***** DATA EXTRACT

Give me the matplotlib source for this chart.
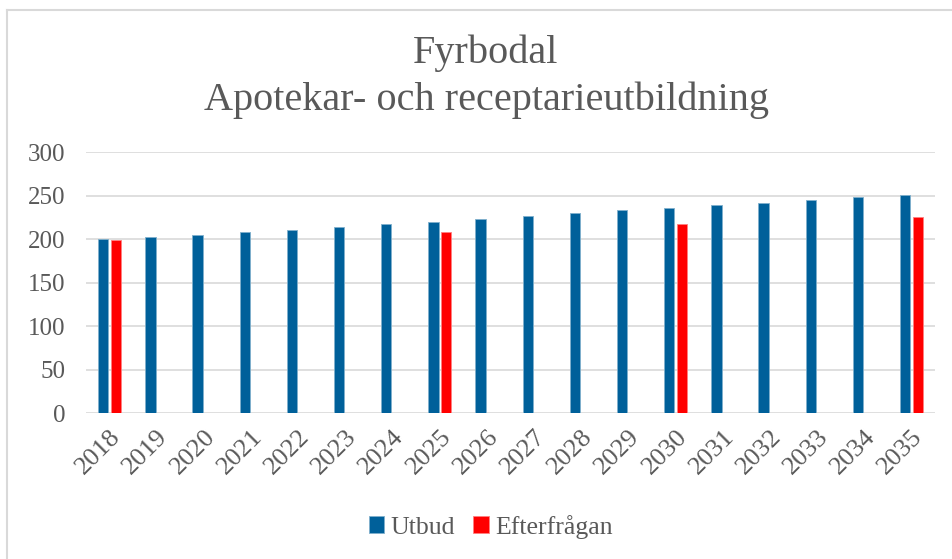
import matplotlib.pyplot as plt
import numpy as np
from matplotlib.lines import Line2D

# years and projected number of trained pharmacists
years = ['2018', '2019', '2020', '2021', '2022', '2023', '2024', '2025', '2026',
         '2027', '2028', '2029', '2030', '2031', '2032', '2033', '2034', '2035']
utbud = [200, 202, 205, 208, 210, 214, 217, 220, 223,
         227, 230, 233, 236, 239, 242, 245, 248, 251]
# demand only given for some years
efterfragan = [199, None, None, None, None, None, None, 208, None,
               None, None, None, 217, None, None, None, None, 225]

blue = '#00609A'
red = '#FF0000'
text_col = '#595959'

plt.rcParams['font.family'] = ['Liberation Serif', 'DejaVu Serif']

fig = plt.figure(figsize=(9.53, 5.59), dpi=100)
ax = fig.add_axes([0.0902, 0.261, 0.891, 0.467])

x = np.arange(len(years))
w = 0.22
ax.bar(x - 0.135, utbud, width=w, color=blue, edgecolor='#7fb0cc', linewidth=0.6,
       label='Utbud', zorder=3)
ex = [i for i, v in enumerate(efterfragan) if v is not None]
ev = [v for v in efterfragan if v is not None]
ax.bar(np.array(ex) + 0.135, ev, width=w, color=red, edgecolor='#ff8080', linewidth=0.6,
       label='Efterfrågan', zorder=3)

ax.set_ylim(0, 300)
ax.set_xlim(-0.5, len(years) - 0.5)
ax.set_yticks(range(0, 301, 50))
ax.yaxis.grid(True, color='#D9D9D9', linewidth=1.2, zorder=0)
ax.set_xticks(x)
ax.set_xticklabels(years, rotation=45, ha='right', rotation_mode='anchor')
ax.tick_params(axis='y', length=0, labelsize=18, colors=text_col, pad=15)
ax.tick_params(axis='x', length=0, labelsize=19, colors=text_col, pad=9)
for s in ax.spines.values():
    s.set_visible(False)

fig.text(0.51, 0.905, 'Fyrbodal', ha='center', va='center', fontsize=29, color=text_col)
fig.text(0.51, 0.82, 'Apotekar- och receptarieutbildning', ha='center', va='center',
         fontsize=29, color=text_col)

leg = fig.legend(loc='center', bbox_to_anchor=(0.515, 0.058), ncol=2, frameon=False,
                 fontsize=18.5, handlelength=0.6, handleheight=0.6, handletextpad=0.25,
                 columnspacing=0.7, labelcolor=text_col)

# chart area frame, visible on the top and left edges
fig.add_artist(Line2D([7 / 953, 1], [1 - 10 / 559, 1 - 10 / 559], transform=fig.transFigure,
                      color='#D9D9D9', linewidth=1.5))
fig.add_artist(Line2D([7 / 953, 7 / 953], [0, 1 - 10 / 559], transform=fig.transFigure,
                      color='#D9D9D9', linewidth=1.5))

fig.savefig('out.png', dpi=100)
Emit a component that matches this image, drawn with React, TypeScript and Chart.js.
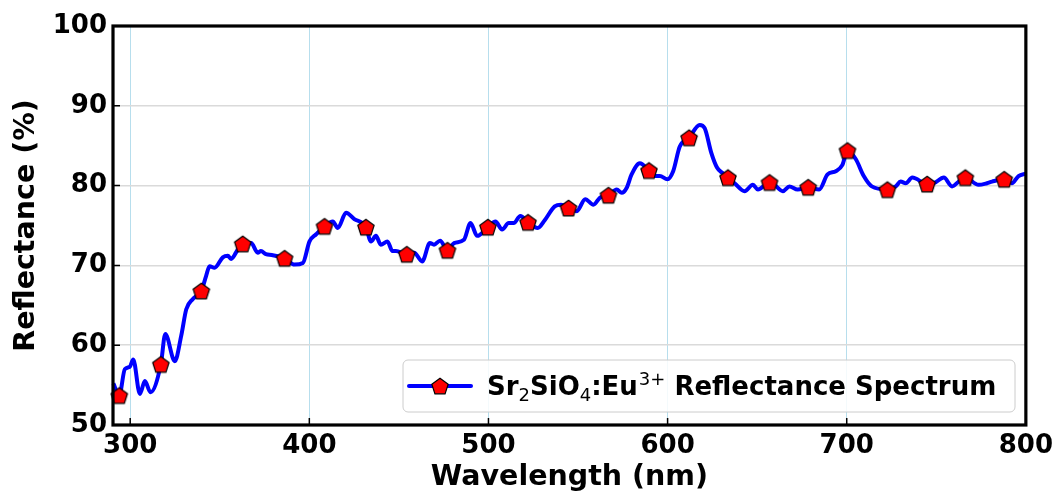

**********

■ **TO DO**
Repeat the listing above from its first line through the line that contains "ax = fig.add_axes([0.0902, 0.261, 0.891, 0.467])", both included, and nothing more. Drop the pictures.

■ **SOLUTION**
Give me the matplotlib source for this chart.
import matplotlib.pyplot as plt
import numpy as np
from matplotlib.lines import Line2D

# years and projected number of trained pharmacists
years = ['2018', '2019', '2020', '2021', '2022', '2023', '2024', '2025', '2026',
         '2027', '2028', '2029', '2030', '2031', '2032', '2033', '2034', '2035']
utbud = [200, 202, 205, 208, 210, 214, 217, 220, 223,
         227, 230, 233, 236, 239, 242, 245, 248, 251]
# demand only given for some years
efterfragan = [199, None, None, None, None, None, None, 208, None,
               None, None, None, 217, None, None, None, None, 225]

blue = '#00609A'
red = '#FF0000'
text_col = '#595959'

plt.rcParams['font.family'] = ['Liberation Serif', 'DejaVu Serif']

fig = plt.figure(figsize=(9.53, 5.59), dpi=100)
ax = fig.add_axes([0.0902, 0.261, 0.891, 0.467])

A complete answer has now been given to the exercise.